A trickier question is under which circumstances implementation of an OMT programme and purchases of government bonds of countries under a European Stability Mechanism (ESM) programme would be legal, and under which conditions it would violate the no-bail-out (Article 125) and no-monetary financing rule (Article 123) of the Maastricht treaty. The core of the argument made by the German court and by Ashoka Mody is that government bond purchases in the context of an ESM programme are a fiscal operation and not a monetary operation, and should therefore be a political decision. If they were fiscal operations, they would violate Articles 123 and 125 and would certainly be against the spirit of the Maastricht treaty that aimed to establish a monetary union without a fiscal union. The authors argue that liquidity and solvency cannot be properly distinguished and therefore ECB intervention would necessarily become a fiscal operation in the context of an ESM programme. They also argue that the acceptance of pari passu by the ECB would contradict the ECB’s liquidity mandate and would therefore be an explicit acceptance of losses, making the operation a fiscal operation. I would counter this reasoning with a number of arguments:
- Article 13 (1b) of the ESM treaty requires that prior to an ESM programme, the European Commission in liaison with the ECB has to assess if public debt is sustainable. Wherever appropriate and possible, this assessment will be conducted together with the International Monetary Fund. So in principle, the ESM programme is only approved when debt is assessed to be sustainable. More importantly, the ESM programme is only granted if there is a unanimous agreement by all ESM members to do so. This means that there is not only a technical debt sustainability assessment but also a unanimous political agreement that debt is sustainable and that the recipient of the assistance will be able to honour its commitment. This political agreement between member states is very important for a number of reasons:
- First, the sustainability of debt under normal interest rate conditions, and therefore the solvency of a country, is primarily a political issue. The servicing of even very high debt levels when interest rates are low is a political decision because it implies cutting back on other spending. A political commitment to the partners is therefore a strong signal that, in fact, the problem the country is undergoing is one of liquidity and not of fundamental solvency.

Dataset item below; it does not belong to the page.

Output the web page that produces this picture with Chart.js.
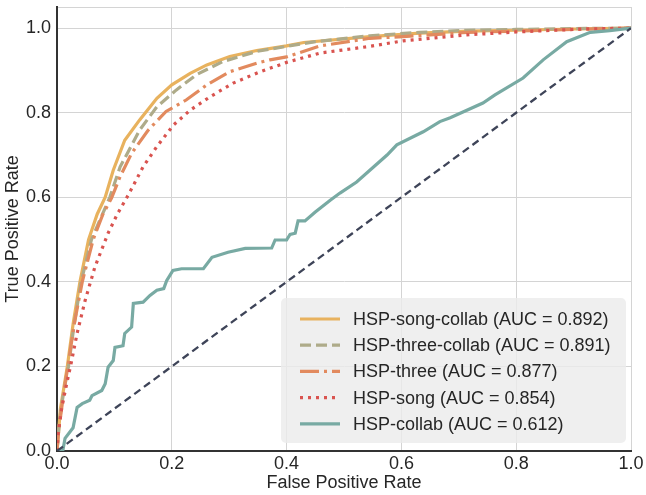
<!DOCTYPE html>
<html>
<head>
<meta charset="utf-8">
<script src="https://cdn.jsdelivr.net/npm/chart.js@4.4.1/dist/chart.umd.min.js"></script>
<style>
  html, body { margin: 0; padding: 0; background: #ffffff; }
  #roc { display: block; }
</style>
</head>
<body>
<canvas id="roc" width="646" height="495"></canvas>
<script>
// ROC curves, values
const seriesLabels = [
    'HSP-song-collab (AUC = 0.892)',
    'HSP-three-collab (AUC = 0.891)',
    'HSP-three (AUC = 0.877)',
    'HSP-song (AUC = 0.854)',
    'HSP-collab (AUC = 0.612)'
];

const songCollabFpr = [0, 0.003, 0.006, 0.012, 0.018, 0.028, 0.04, 0.055, 0.07, 0.084, 0.098, 0.118, 0.144, 0.174, 0.2, 0.232, 0.261, 0.301, 0.348, 0.4, 0.43, 0.545, 0.632, 0.714, 0.8, 0.9, 1];
const songCollabTpr = [0, 0.05, 0.1, 0.15, 0.2, 0.3, 0.4, 0.5, 0.56, 0.6, 0.664, 0.735, 0.783, 0.834, 0.866, 0.893, 0.913, 0.933, 0.947, 0.958, 0.966, 0.98, 0.988, 0.993, 0.995, 0.998, 1];

const threeCollabFpr = [0, 0.003, 0.007, 0.013, 0.02, 0.03, 0.042, 0.06, 0.092, 0.11, 0.144, 0.174, 0.208, 0.243, 0.289, 0.348, 0.4, 0.45, 0.545, 0.632, 0.714, 0.8, 0.9, 1];
const threeCollabTpr = [0, 0.05, 0.1, 0.15, 0.2, 0.3, 0.4, 0.5, 0.6, 0.672, 0.759, 0.814, 0.854, 0.89, 0.921, 0.945, 0.957, 0.968, 0.982, 0.99, 0.995, 0.997, 0.999, 1];

const threeFpr = [0, 0.003, 0.008, 0.013, 0.019, 0.03, 0.044, 0.063, 0.08, 0.095, 0.11, 0.13, 0.159, 0.19, 0.225, 0.261, 0.301, 0.348, 0.371, 0.4, 0.458, 0.545, 0.603, 0.714, 0.8, 0.9, 1];
const threeTpr = [0, 0.05, 0.1, 0.15, 0.2, 0.3, 0.4, 0.5, 0.56, 0.598, 0.649, 0.704, 0.759, 0.803, 0.83, 0.866, 0.897, 0.917, 0.925, 0.932, 0.958, 0.976, 0.98, 0.99, 0.993, 0.997, 1];

const songFpr = [0, 0.002, 0.008, 0.017, 0.025, 0.035, 0.049, 0.066, 0.089, 0.105, 0.124, 0.15, 0.174, 0.203, 0.232, 0.267, 0.307, 0.354, 0.4, 0.458, 0.545, 0.603, 0.714, 0.8, 0.917, 1];
const songTpr = [0, 0.04, 0.1, 0.16, 0.21, 0.278, 0.356, 0.435, 0.515, 0.56, 0.605, 0.672, 0.72, 0.771, 0.806, 0.838, 0.87, 0.897, 0.919, 0.941, 0.957, 0.97, 0.984, 0.991, 0.998, 1];

const collabFpr = [0, 0.01, 0.014, 0.028, 0.035, 0.044, 0.057, 0.061, 0.078, 0.084, 0.089, 0.098, 0.101, 0.115, 0.118, 0.13, 0.133, 0.15, 0.162, 0.174, 0.186, 0.191, 0.202, 0.217, 0.255, 0.27, 0.298, 0.328, 0.374, 0.38, 0.4, 0.406, 0.415, 0.42, 0.432, 0.45, 0.476, 0.493, 0.522, 0.575, 0.592, 0.638, 0.667, 0.685, 0.742, 0.763, 0.812, 0.847, 0.888, 0.929, 0.963, 1];
const collabTpr = [0, 0, 0.03, 0.055, 0.103, 0.112, 0.12, 0.131, 0.143, 0.159, 0.198, 0.214, 0.245, 0.249, 0.278, 0.293, 0.349, 0.352, 0.368, 0.38, 0.384, 0.403, 0.427, 0.431, 0.431, 0.458, 0.47, 0.479, 0.48, 0.499, 0.499, 0.512, 0.515, 0.544, 0.544, 0.565, 0.593, 0.61, 0.636, 0.7, 0.724, 0.755, 0.779, 0.788, 0.823, 0.842, 0.882, 0.925, 0.968, 0.99, 0.994, 1];

const chanceFpr = [0, 1];
const chanceTpr = [0, 1];

const xTicks = [0, 0.2, 0.4, 0.6, 0.8, 1.0];
const yTicks = [0, 0.2, 0.4, 0.6, 0.8, 1.0];

function toPoints(xs, ys) {
    return xs.map(function (x, i) { return { x: x, y: ys[i] }; });
}

const LW = 3.2;
const styles = [
    { color: '#e8b25e', dash: [] },
    { color: '#aeab89', dash: [11, 5] },
    { color: '#e28a5e', dash: [19, 5, 3, 5] },
    { color: '#d9534f', dash: [3, 5] },
    { color: '#78aaa3', dash: [] }
];

const seriesData = [
    toPoints(songCollabFpr, songCollabTpr),
    toPoints(threeCollabFpr, threeCollabTpr),
    toPoints(threeFpr, threeTpr),
    toPoints(songFpr, songTpr),
    toPoints(collabFpr, collabTpr)
];

const datasets = seriesData.map(function (pts, i) {
    return {
        label: seriesLabels[i],
        data: pts,
        borderColor: styles[i].color,
        backgroundColor: styles[i].color,
        borderWidth: LW,
        borderDash: styles[i].dash,
        borderCapStyle: 'butt',
        pointRadius: 0,
        showLine: true,
        tension: 0,
        order: 5 - i
    };
});
datasets.push({
    label: 'chance',
    data: toPoints(chanceFpr, chanceTpr),
    borderColor: '#3e4458',
    borderWidth: 2.3,
    borderDash: [7.5, 4.5],
    pointRadius: 0,
    showLine: true,
    order: 0
});

// legend box drawn inside the plot, bottom right
const insideLegend = {
    id: 'insideLegend',
    afterDatasetsDraw(chart) {
        const ctx = chart.ctx;
        const area = chart.chartArea;
        const w = 345, h = 145;
        const x0 = area.right - 5 - w;
        const y0 = area.bottom - 8 - h;
        ctx.save();
        ctx.fillStyle = 'rgba(236,236,236,0.82)';
        ctx.beginPath();
        ctx.roundRect(x0, y0, w, h, 5);
        ctx.fill();
        ctx.font = '18px "Liberation Sans", Arial, sans-serif';
        ctx.textBaseline = 'middle';
        for (let i = 0; i < seriesLabels.length; i++) {
            const cy = y0 + 21 + i * 26.2;
            ctx.strokeStyle = styles[i].color;
            ctx.lineWidth = LW;
            ctx.setLineDash(styles[i].dash);
            ctx.beginPath();
            ctx.moveTo(x0 + 19, cy);
            ctx.lineTo(x0 + 59, cy);
            ctx.stroke();
            ctx.setLineDash([]);
            ctx.fillStyle = '#262626';
            ctx.fillText(seriesLabels[i], x0 + 72, cy + 1);
        }
        ctx.restore();
    }
};

const tickFont = { family: '"Liberation Sans", Arial, sans-serif', size: 18 };

new Chart(document.getElementById('roc').getContext('2d'), {
    type: 'scatter',
    data: { datasets: datasets },
    options: {
        responsive: false,
        animation: false,
        layout: { padding: { top: 7, right: 15, left: 0, bottom: 0 } },
        plugins: {
            legend: { display: false },
            tooltip: { enabled: false }
        },
        scales: {
            x: {
                type: 'linear',
                min: 0,
                max: 1,
                afterBuildTicks: function (scale) {
                    scale.ticks = xTicks.map(function (v) { return { value: v }; });
                },
                afterFit: function (scale) {
                    scale.height = 44;
                    scale.paddingLeft = 0;
                    scale.paddingRight = 0;
                },
                ticks: {
                    font: tickFont,
                    color: '#262626',
                    padding: 2,
                    maxRotation: 0,
                    callback: function (v) { return v.toFixed(1); }
                },
                grid: { color: '#d4d4d4', lineWidth: 1, drawTicks: false },
                border: { color: '#333333', width: 2 },
                title: {
                    display: true,
                    text: 'False Positive Rate',
                    font: tickFont,
                    color: '#262626',
                    padding: { top: 0, bottom: 1 }
                }
            },
            y: {
                type: 'linear',
                min: 0,
                max: 1.05,
                afterBuildTicks: function (scale) {
                    scale.ticks = yTicks.concat([1.05]).map(function (v) { return { value: v }; });
                },
                afterFit: function (scale) {
                    scale.width = 57;
                    scale.paddingTop = 0;
                    scale.paddingBottom = 0;
                },
                ticks: {
                    font: tickFont,
                    color: '#262626',
                    padding: 6,
                    callback: function (v) { return v > 1.01 ? '' : v.toFixed(1); }
                },
                grid: { color: '#d4d4d4', lineWidth: 1, drawTicks: false },
                border: { color: '#333333', width: 2 },
                title: {
                    display: true,
                    text: 'True Positive Rate',
                    font: tickFont,
                    color: '#262626',
                    padding: { top: 2, bottom: 0 }
                }
            }
        }
    },
    plugins: [insideLegend]
});
</script>
</body>
</html>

- Unanimity also implies that all creditors agree that they believe in the country’s intention to honour its obligation. They therefore declare that they trust the country’s ability to service its debt.
- As a result, I would argue that the distinction between solvency and liquidity problems, which Mody argue cannot be made, is, in fact, made by a very strong political commitment on all sides.
- It is true, however, that ex post, this political commitment may disappear, for example after an election. Ex post, a country might decide to default on its obligation. The relevant question to assess the legality of the OMT programme is therefore whether the possibility of an ex-postdefault by a country makes an ECB action incompatible with the treaty. I would argue that this cannot possibly be the case. In fact, any ECB operation is carried out under the ex-antesupposition that the liquidity granted will be paid back. This is, for example, the case in standard main refinancing operations (MRO), and in asset-purchase programmes. The ex-ante guarantee, on which the ECB relies in the MRO, is a supervisory assessment of the solvency of the bank and, in the case of an asset purchase, it is based on ratings. In the case of an ESM programme, it would be based on the political and technical assessment of solvency. A strong ex-ante presumption that debt is sustainable should therefore be sufficient to justify ECB purchases.
- Mody argues that OMT pulls the ECB inevitably into making political choices. While I agree that the ECB currently is in a very uncomfortable position, in which the missing fiscal union increases the need for the ECB to be political, I would argue that the ESM programme is actually the best way of protecting the ECB from national politics. In fact, buying government bonds without an ESM programme, as some have advocated in the context of the quantitative easing debate, appears to me a much more delicate issue because the ECB would intervene in the pricing process of sovereign bonds without a prior political agreement on the fact that markets are mispricing sovereign debt. It would, in fact, mean that the ECB itself is making this judgement and therefore buys bonds, a much more political action.
- The trickiest issue is perhaps the pari-passu clause announced by the ECB. In fact, to be effective, the ECB had to announce pari passu. Pari passu, incidentally, is the standard format for monetary policy measures (in MRO and QE, the ECB also has pari-passu status). But announcing pari passu means that the ECB would have to accept losses in a case of sovereign default. I think I have convincingly argued that accepting losses ex post is unproblematic from the point of view of the EU treaty if ex ante one can be reasonably sure that they will not be suffered. It is, however, problematic that the ESM has the status of a senior creditor while the ECB is pari passu. This ordering of creditors appears to be inconsistent with the Pringle judgement of the ECJ (in the reading of Mody) which protects the ECB ahead of the ESM.
- A logical solution to the pari-passu problem in case the ECJ follows the reading of Mody of the Pringle judgement in its OMT judgment would be to make the ESM the junior creditor or at least pari-passu. In doing so, a number of important aims would be achieved. First, one would have a political agreement by fiscal authorities on burden sharing if a country defaults. This would be in line with Mody’s call for a political agreement on burden sharing. Second, one would grant a strong political incentive to only start an ESM programme if the likelihood of insolvency is very low. Third, it would be a clear step towards a fiscal union (even though other justifications for a fiscal union exist) in which, if member states decide that they assess a possible default of a country to be too costly, they can grant assistance, but only by taking on a substantial risk for their own taxpayers.
Arguably, while I believe the German court has stepped beyond its remit by taking this case and ruling on it, as has been convincingly argued by the outvoted German court judge Lübbe-Wolff and also by Professor Franz Mayer, the German court does Europe a favour on this point by forcing Europe to better define the boundaries of fiscal and monetary policy.